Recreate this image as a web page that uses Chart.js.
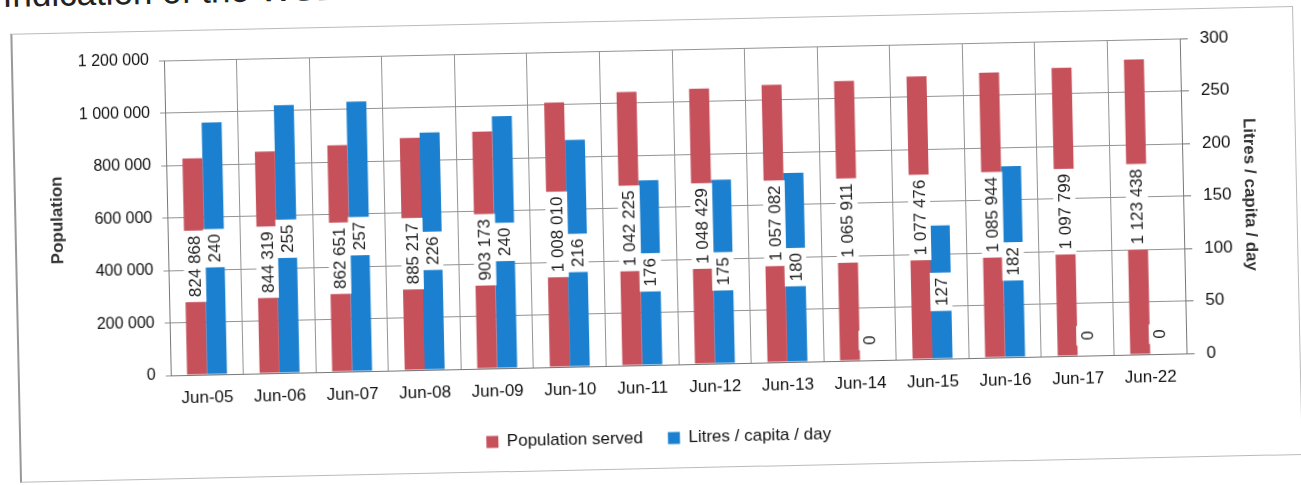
<!DOCTYPE html>
<html>
<head>
<meta charset="utf-8">
<script src="https://cdn.jsdelivr.net/npm/chart.js@4.4.1/dist/chart.umd.min.js"></script>
<style>
  html, body { margin: 0; padding: 0; background: #fff; overflow: hidden; }
  #page { position: absolute; left: 0; top: 0; width: 1301px; height: 485px; transform: rotate(-1.24deg); transform-origin: 650px 242px; }
  #heading { position: absolute; left: 8px; top: -39px; font: 35px "Liberation Sans", Arial, sans-serif; color: #222; white-space: nowrap; }
  #frame { position: absolute; left: 15px; top: 20px; width: 1280px; height: 447px; border: 1px solid #bbb; border-left: 2px solid #999; }
  #chart { position: absolute; left: 0; top: 0; }
</style>
</head>
<body>
<div id="page">
  <div id="heading">Indication of the WSDP</div>
  <div id="frame"></div>
  <canvas id="chart" width="1301" height="485"></canvas>
</div>
<script>
const months = ['Jun-05', 'Jun-06', 'Jun-07', 'Jun-08', 'Jun-09', 'Jun-10', 'Jun-11',
                'Jun-12', 'Jun-13', 'Jun-14', 'Jun-15', 'Jun-16', 'Jun-17', 'Jun-22'];
const populationServed = [824868, 844319, 862651, 885217, 903173, 1008010, 1042225,
                          1048429, 1057082, 1065911, 1077476, 1085944, 1097799, 1123438];
const litresPerCapita = [240, 255, 257, 226, 240, 216, 176, 175, 180, 0, 127, 182, 0, 0];

const popTicks = [0, 200000, 400000, 600000, 800000, 1000000, 1200000];
const litreTicks = [0, 50, 100, 150, 200, 250, 300];

const RED = '#c6515b';
const BLUE = '#1b80cf';
const SANS = '"Liberation Sans", Arial, sans-serif';

function spaced(v) {
    return String(v).replace(/\B(?=(\d{3})+(?!\d))/g, ' ');
}

// rotated value labels sitting on a white box in the middle of each bar
const barLabels = {
    id: 'barLabels',
    afterDatasetsDraw(chart) {
        const ctx = chart.ctx;
        ctx.save();
        ctx.font = '17px ' + SANS;
        ctx.textAlign = 'center';
        ctx.textBaseline = 'middle';
        chart.data.datasets.forEach((ds, di) => {
            const meta = chart.getDatasetMeta(di);
            meta.data.forEach((bar, i) => {
                const v = ds.data[i];
                const txt = spaced(v);
                const w = ctx.measureText(txt).width + 10;
                let cy = (bar.y + bar.base) / 2;
                if (v === 0) cy = bar.base - 20;
                ctx.save();
                ctx.translate(bar.x, cy);
                ctx.rotate(-Math.PI / 2);
                ctx.fillStyle = '#fff';
                ctx.fillRect(-w / 2, -11, w, 22);
                ctx.fillStyle = '#222';
                ctx.fillText(txt, 0, 1);
                ctx.restore();
            });
        });
        ctx.restore();
    },
};

new Chart(document.getElementById('chart'), {
    type: 'bar',
    data: {
        labels: months,
        datasets: [
            { label: 'Population served', data: populationServed, backgroundColor: RED, yAxisID: 'y', barPercentage: 1, categoryPercentage: 0.55 },
            { label: 'Litres / capita / day', data: litresPerCapita, backgroundColor: BLUE, yAxisID: 'y1', barPercentage: 1, categoryPercentage: 0.55 },
        ],
    },
    options: {
        responsive: false,
        animation: false,
        layout: { padding: { left: 48, right: 40, top: 50, bottom: 28 } },
        plugins: {
            legend: {
                position: 'bottom',
                labels: { boxWidth: 12, boxHeight: 12, padding: 25, color: '#111', font: { family: SANS, size: 17 } },
            },
            tooltip: { enabled: false },
        },
        scales: {
            x: {
                grid: { color: '#939393', drawTicks: false, offset: true },
                border: { color: '#777' },
                ticks: { color: '#111', padding: 13, font: { family: SANS, size: 17 }, maxRotation: 0, autoSkip: false },
                afterFit(scale) { scale.height = 40; },
            },
            y: {
                position: 'left',
                min: 0, max: 1200000,
                afterBuildTicks(scale) { scale.ticks = popTicks.map(v => ({ value: v })); },
                grid: { color: '#939393', tickLength: 5 },
                border: { color: '#777' },
                ticks: { color: '#111', padding: 10, font: { family: SANS, size: 16 }, callback: v => spaced(v) },
                title: { display: true, text: 'Population', color: '#333', font: { family: SANS, size: 17, weight: 'bold' }, padding: 0 },
                afterFit(scale) { scale.width = 120; },
            },
            y1: {
                position: 'right',
                min: 0, max: 300,
                afterBuildTicks(scale) { scale.ticks = litreTicks.map(v => ({ value: v })); },
                grid: { drawOnChartArea: false, color: '#777', tickLength: 8 },
                border: { color: '#777' },
                ticks: { color: '#111', padding: 12, font: { family: SANS, size: 17 } },
                title: { display: true, text: 'Litres / capita / day', color: '#333', font: { family: SANS, size: 17, weight: 'bold' }, padding: 0 },
                afterFit(scale) { scale.width = 77; },
            },
        },
    },
    plugins: [barLabels],
});
</script>
</body>
</html>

* * * * * * * * *

*Job:* Reproduce the whole listing above word for word, but not its pictures.

*Solution to the problem:*
Recreate this image as a web page that uses Chart.js.
<!DOCTYPE html>
<html>
<head>
<meta charset="utf-8">
<script src="https://cdn.jsdelivr.net/npm/chart.js@4.4.1/dist/chart.umd.min.js"></script>
<style>
  html, body { margin: 0; padding: 0; background: #fff; overflow: hidden; }
  #page { position: absolute; left: 0; top: 0; width: 1301px; height: 485px; transform: rotate(-1.24deg); transform-origin: 650px 242px; }
  #heading { position: absolute; left: 8px; top: -39px; font: 35px "Liberation Sans", Arial, sans-serif; color: #222; white-space: nowrap; }
  #frame { position: absolute; left: 15px; top: 20px; width: 1280px; height: 447px; border: 1px solid #bbb; border-left: 2px solid #999; }
  #chart { position: absolute; left: 0; top: 0; }
</style>
</head>
<body>
<div id="page">
  <div id="heading">Indication of the WSDP</div>
  <div id="frame"></div>
  <canvas id="chart" width="1301" height="485"></canvas>
</div>
<script>
const months = ['Jun-05', 'Jun-06', 'Jun-07', 'Jun-08', 'Jun-09', 'Jun-10', 'Jun-11',
                'Jun-12', 'Jun-13', 'Jun-14', 'Jun-15', 'Jun-16', 'Jun-17', 'Jun-22'];
const populationServed = [824868, 844319, 862651, 885217, 903173, 1008010, 1042225,
                          1048429, 1057082, 1065911, 1077476, 1085944, 1097799, 1123438];
const litresPerCapita = [240, 255, 257, 226, 240, 216, 176, 175, 180, 0, 127, 182, 0, 0];

const popTicks = [0, 200000, 400000, 600000, 800000, 1000000, 1200000];
const litreTicks = [0, 50, 100, 150, 200, 250, 300];

const RED = '#c6515b';
const BLUE = '#1b80cf';
const SANS = '"Liberation Sans", Arial, sans-serif';

function spaced(v) {
    return String(v).replace(/\B(?=(\d{3})+(?!\d))/g, ' ');
}

// rotated value labels sitting on a white box in the middle of each bar
const barLabels = {
    id: 'barLabels',
    afterDatasetsDraw(chart) {
        const ctx = chart.ctx;
        ctx.save();
        ctx.font = '17px ' + SANS;
        ctx.textAlign = 'center';
        ctx.textBaseline = 'middle';
        chart.data.datasets.forEach((ds, di) => {
            const meta = chart.getDatasetMeta(di);
            meta.data.forEach((bar, i) => {
                const v = ds.data[i];
                const txt = spaced(v);
                const w = ctx.measureText(txt).width + 10;
                let cy = (bar.y + bar.base) / 2;
                if (v === 0) cy = bar.base - 20;
                ctx.save();
                ctx.translate(bar.x, cy);
                ctx.rotate(-Math.PI / 2);
                ctx.fillStyle = '#fff';
                ctx.fillRect(-w / 2, -11, w, 22);
                ctx.fillStyle = '#222';
                ctx.fillText(txt, 0, 1);
                ctx.restore();
            });
        });
        ctx.restore();
    },
};

new Chart(document.getElementById('chart'), {
    type: 'bar',
    data: {
        labels: months,
        datasets: [
            { label: 'Population served', data: populationServed, backgroundColor: RED, yAxisID: 'y', barPercentage: 1, categoryPercentage: 0.55 },
            { label: 'Litres / capita / day', data: litresPerCapita, backgroundColor: BLUE, yAxisID: 'y1', barPercentage: 1, categoryPercentage: 0.55 },
        ],
    },
    options: {
        responsive: false,
        animation: false,
        layout: { padding: { left: 48, right: 40, top: 50, bottom: 28 } },
        plugins: {
            legend: {
                position: 'bottom',
                labels: { boxWidth: 12, boxHeight: 12, padding: 25, color: '#111', font: { family: SANS, size: 17 } },
            },
            tooltip: { enabled: false },
        },
        scales: {
            x: {
                grid: { color: '#939393', drawTicks: false, offset: true },
                border: { color: '#777' },
                ticks: { color: '#111', padding: 13, font: { family: SANS, size: 17 }, maxRotation: 0, autoSkip: false },
                afterFit(scale) { scale.height = 40; },
            },
            y: {
                position: 'left',
                min: 0, max: 1200000,
                afterBuildTicks(scale) { scale.ticks = popTicks.map(v => ({ value: v })); },
                grid: { color: '#939393', tickLength: 5 },
                border: { color: '#777' },
                ticks: { color: '#111', padding: 10, font: { family: SANS, size: 16 }, callback: v => spaced(v) },
                title: { display: true, text: 'Population', color: '#333', font: { family: SANS, size: 17, weight: 'bold' }, padding: 0 },
                afterFit(scale) { scale.width = 120; },
            },
            y1: {
                position: 'right',
                min: 0, max: 300,
                afterBuildTicks(scale) { scale.ticks = litreTicks.map(v => ({ value: v })); },
                grid: { drawOnChartArea: false, color: '#777', tickLength: 8 },
                border: { color: '#777' },
                ticks: { color: '#111', padding: 12, font: { family: SANS, size: 17 } },
                title: { display: true, text: 'Litres / capita / day', color: '#333', font: { family: SANS, size: 17, weight: 'bold' }, padding: 0 },
                afterFit(scale) { scale.width = 77; },
            },
        },
    },
    plugins: [barLabels],
});
</script>
</body>
</html>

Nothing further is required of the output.